"""

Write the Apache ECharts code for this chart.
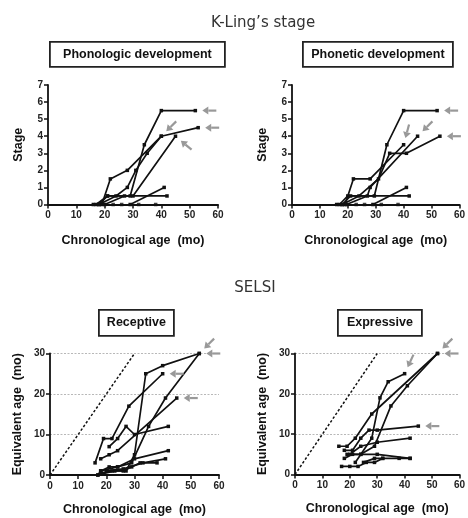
<!DOCTYPE html>
<html><head><meta charset="utf-8">
<script src="https://cdn.jsdelivr.net/npm/echarts@6/dist/echarts.min.js"></script>
<style>html,body{margin:0;padding:0;background:#fff}#c{width:468px;height:518px}</style>
</head><body><div id="c"></div>
<script>
// ---------- data ----------
const xTickValues = [0, 10, 20, 30, 40, 50, 60];
const stageTicks = [0, 1, 2, 3, 4, 5, 6, 7];
const selsiTicks = [0, 10, 20, 30];

const phonologicPaths = [
  [[16,0],[19,0],[22,1.5],[28,2],[40,4],[53,4.5]],
  [[17,0],[21,0.5],[29,0.5],[34,3.5],[40,5.5],[52,5.5]],
  [[18,0],[24,0.5],[28,1],[31,2],[35,3],[40,4]],
  [[20,0],[27,0.5],[30,0.5],[45,4]],
  [[18,0],[21,0.5],[42,0.5]],
  [[29,0],[41,1]]
];
const phonologicZeros = [[23,0],[26,0],[32,0],[38,0]];
const phonologicArrows = [[52,5.5,0],[53,4.5,0],[40,4,45],[45,4,-40]];

const phoneticPaths = [
  [[16,0],[19,0],[22,1.5],[28,1.5],[40,3.5]],
  [[17,0],[20,0.5],[29.5,0.5],[34,3.5],[40,5.5],[52,5.5]],
  [[18,0],[24,0.5],[31,1.5],[35,3],[41,3],[53,4]],
  [[19.5,0],[27,0.5],[28,1],[45,4]],
  [[18,0],[21,0.5],[42,0.5]],
  [[29,0],[41,1]]
];
const phoneticZeros = [[23,0],[26,0],[32,0],[38,0]];
const phoneticArrows = [[52,5.5,0],[53,4,0],[40,3.5,75],[45,4,45]];

const receptivePaths = [
  [[17,0],[23,1],[27,1],[30,5],[34,25],[40,27],[53,30]],
  [[18,1],[24,2],[29,3],[35,12],[41,19],[53,30]],
  [[16,3],[19,9],[22,9],[28,17],[40,25]],
  [[18,4],[21,5],[24,6],[45,19]],
  [[21,7],[24,9],[27,12],[30,10],[42,12]],
  [[17,0],[18,1],[21,2],[24,2],[30,4],[42,6]],
  [[18,0.5],[22,1],[26,1],[29,2],[32,3],[38,3]],
  [[20,1],[26,1.5],[33,3],[41,4]]
];
const receptiveArrows = [[53,30,45],[53,30,0],[40,25,0],[45,19,0]];

const expressivePaths = [
  [[16,7],[19,7],[22,9],[28,15],[52,30]],
  [[22,3],[28,9],[31,19],[34,23],[40,25]],
  [[18,4],[21,5],[24,5],[29,7],[35,17],[41,22],[52,30]],
  [[18,6],[21,6],[24,9],[27,11],[30,11],[45,12]],
  [[20,5],[24,7],[30,8],[42,9]],
  [[17,2],[20,2],[23,2],[26,3],[29,3],[32,4],[38,4],[42,4]],
  [[19,5],[24,5],[30,5],[42,4]],
  [[25,3],[29,4],[32,4]]
];
const expressiveArrows = [[52,30,45],[52,30,0],[40,25,65],[45,12,0]];

const identityLine = [[0,0],[30,30]];

// ---------- chart ----------
const chart = echarts.init(document.getElementById('c'), null, {renderer: 'canvas'});
const AX = 'Liberation Sans, Arial, sans-serif';

const grids = [
  {left: 48, top: 85, width: 170, height: 119.5},
  {left: 292, top: 85, width: 170, height: 119.5},
  {left: 50, top: 353.5, width: 169, height: 121.5},
  {left: 295, top: 353.5, width: 169, height: 121}
];

function xAxisFor(i) {
  return {
    gridIndex: i, type: 'value', min: 0, max: 60, interval: 10,
    name: 'Chronological age  (mo)', nameLocation: 'middle',
    nameGap: i < 2 ? 30 : 28,
    nameTextStyle: {fontFamily: AX, fontWeight: 'bold', fontSize: 12.5, color: '#111'},
    axisLine: {show: true, onZero: false, lineStyle: {color: '#111', width: 1.8}},
    axisTick: {show: true, length: 4, lineStyle: {color: '#111', width: 1.5}},
    axisLabel: {fontFamily: AX, fontWeight: 'bold', fontSize: 10, color: '#222', margin: 6,
      formatter: v => xTickValues.includes(v) ? String(v) : ''},
    splitLine: {show: false}
  };
}
function yAxisFor(i) {
  const upper = i < 2;
  return {
    gridIndex: i, type: 'value', min: 0, max: upper ? 7 : 30, interval: upper ? 1 : 10,
    name: upper ? 'Stage' : 'Equivalent age  (mo)', nameLocation: 'middle',
    nameGap: upper ? 23 : 26,
    nameTextStyle: {fontFamily: AX, fontWeight: 'bold', fontSize: 12.5, color: '#111'},
    axisLine: {show: true, onZero: false, lineStyle: {color: '#111', width: 1.8}},
    axisTick: {show: true, length: 4, lineStyle: {color: '#111', width: 1.5}},
    axisLabel: {fontFamily: AX, fontWeight: 'bold', fontSize: 10, color: '#222', margin: 5,
      formatter: v => (upper ? stageTicks : selsiTicks).includes(v) ? String(v) : ''},
    splitLine: upper ? {show: false} : {show: true, lineStyle: {color: '#b8b8b8', width: 1, type: [2, 1.5]}}
  };
}

const series = [];
function addPaths(paths, gi) {
  paths.forEach(p => series.push({
    type: 'line', xAxisIndex: gi, yAxisIndex: gi, data: p,
    symbol: 'rect', symbolSize: 3.5, showSymbol: true,
    lineStyle: {color: '#111', width: 1.7}, itemStyle: {color: '#111'},
    animation: false, silent: true, z: 3
  }));
}
function addDots(dots, gi) {
  series.push({type: 'scatter', xAxisIndex: gi, yAxisIndex: gi, data: dots,
    symbol: 'rect', symbolSize: 3.5, itemStyle: {color: '#111'}, animation: false, z: 4});
}
function addArrows(arrows, gi) {
  series.push({
    type: 'custom', xAxisIndex: gi, yAxisIndex: gi, data: arrows, clip: false,
    encode: {x: 0, y: 1}, animation: false, z: 5,
    renderItem: (params, api) => {
      const p = api.coord([api.value(0), api.value(1)]);
      const a = api.value(2) * Math.PI / 180;
      const dx = Math.cos(a), dy = -Math.sin(a);
      const gap = 7, len = 14, head = 6, hw = 4;
      const tip = [p[0] + dx * gap, p[1] + dy * gap];
      const base = [tip[0] + dx * head, tip[1] + dy * head];
      const tail = [tip[0] + dx * len, tip[1] + dy * len];
      const nx = -dy, ny = dx;
      return {type: 'group', children: [
        {type: 'line', shape: {x1: base[0], y1: base[1], x2: tail[0], y2: tail[1]},
          style: {stroke: '#999', lineWidth: 2.2}},
        {type: 'polygon', shape: {points: [tip, [base[0] + nx * hw, base[1] + ny * hw], [base[0] - nx * hw, base[1] - ny * hw]]},
          style: {fill: '#999'}}
      ]};
    }
  });
}
function addIdentity(gi) {
  series.push({type: 'line', xAxisIndex: gi, yAxisIndex: gi, data: identityLine,
    showSymbol: false, lineStyle: {color: '#111', width: 1.5, type: [2.5, 2]}, animation: false, z: 2});
}

addPaths(phonologicPaths, 0); addDots(phonologicZeros, 0); addArrows(phonologicArrows, 0);
addPaths(phoneticPaths, 1); addDots(phoneticZeros, 1); addArrows(phoneticArrows, 1);
addIdentity(2); addPaths(receptivePaths, 2); addArrows(receptiveArrows, 2);
addIdentity(3); addPaths(expressivePaths, 3); addArrows(expressiveArrows, 3);

function box(x, y, w, h, label) {
  return {type: 'group', left: x, top: y, children: [
    {type: 'rect', shape: {x: 0, y: 0, width: w, height: h}, style: {fill: '#fff', stroke: '#222', lineWidth: 1.8}},
    {type: 'text', x: w / 2, y: h / 2, style: {text: label, fontFamily: AX, fontWeight: 'bold', fontSize: 12.5,
      fill: '#111', align: 'center', verticalAlign: 'middle'}}
  ]};
}

chart.setOption({
  backgroundColor: '#fff',
  animation: false,
  title: [
    {text: 'K-Ling\u2019s stage', left: 258, top: 11, textAlign: 'center',
      textStyle: {fontFamily: 'DejaVu Sans', fontWeight: 'normal', fontSize: 15, color: '#333'}},
    {text: 'SELSI', left: 250, top: 276, textAlign: 'center',
      textStyle: {fontFamily: 'DejaVu Sans', fontWeight: 'normal', fontSize: 15, color: '#333'}}
  ],
  grid: grids,
  xAxis: [0, 1, 2, 3].map(xAxisFor),
  yAxis: [0, 1, 2, 3].map(yAxisFor),
  series: series,
  graphic: [
    box(49, 41, 175, 25, 'Phonologic development'),
    box(302, 41, 150, 25, 'Phonetic development'),
    box(98, 309, 75, 26, 'Receptive'),
    box(337, 309, 84, 26, 'Expressive')
  ]
});
</script></body></html>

"""

DESCRIPTION OF THE TASK: Repeat only the lines from the beginning of the material through the line containing "phonologicArrows = [[52,5.5,0],[53,4.5,0],[40,4,45],[45,4,-40]];", both ends kept, leaving pictures out.

ANSWER FOR THE TASK:
Write the Apache ECharts code for this chart.
<!DOCTYPE html>
<html><head><meta charset="utf-8">
<script src="https://cdn.jsdelivr.net/npm/echarts@6/dist/echarts.min.js"></script>
<style>html,body{margin:0;padding:0;background:#fff}#c{width:468px;height:518px}</style>
</head><body><div id="c"></div>
<script>
// ---------- data ----------
const xTickValues = [0, 10, 20, 30, 40, 50, 60];
const stageTicks = [0, 1, 2, 3, 4, 5, 6, 7];
const selsiTicks = [0, 10, 20, 30];

const phonologicPaths = [
  [[16,0],[19,0],[22,1.5],[28,2],[40,4],[53,4.5]],
  [[17,0],[21,0.5],[29,0.5],[34,3.5],[40,5.5],[52,5.5]],
  [[18,0],[24,0.5],[28,1],[31,2],[35,3],[40,4]],
  [[20,0],[27,0.5],[30,0.5],[45,4]],
  [[18,0],[21,0.5],[42,0.5]],
  [[29,0],[41,1]]
];
const phonologicZeros = [[23,0],[26,0],[32,0],[38,0]];
const phonologicArrows = [[52,5.5,0],[53,4.5,0],[40,4,45],[45,4,-40]];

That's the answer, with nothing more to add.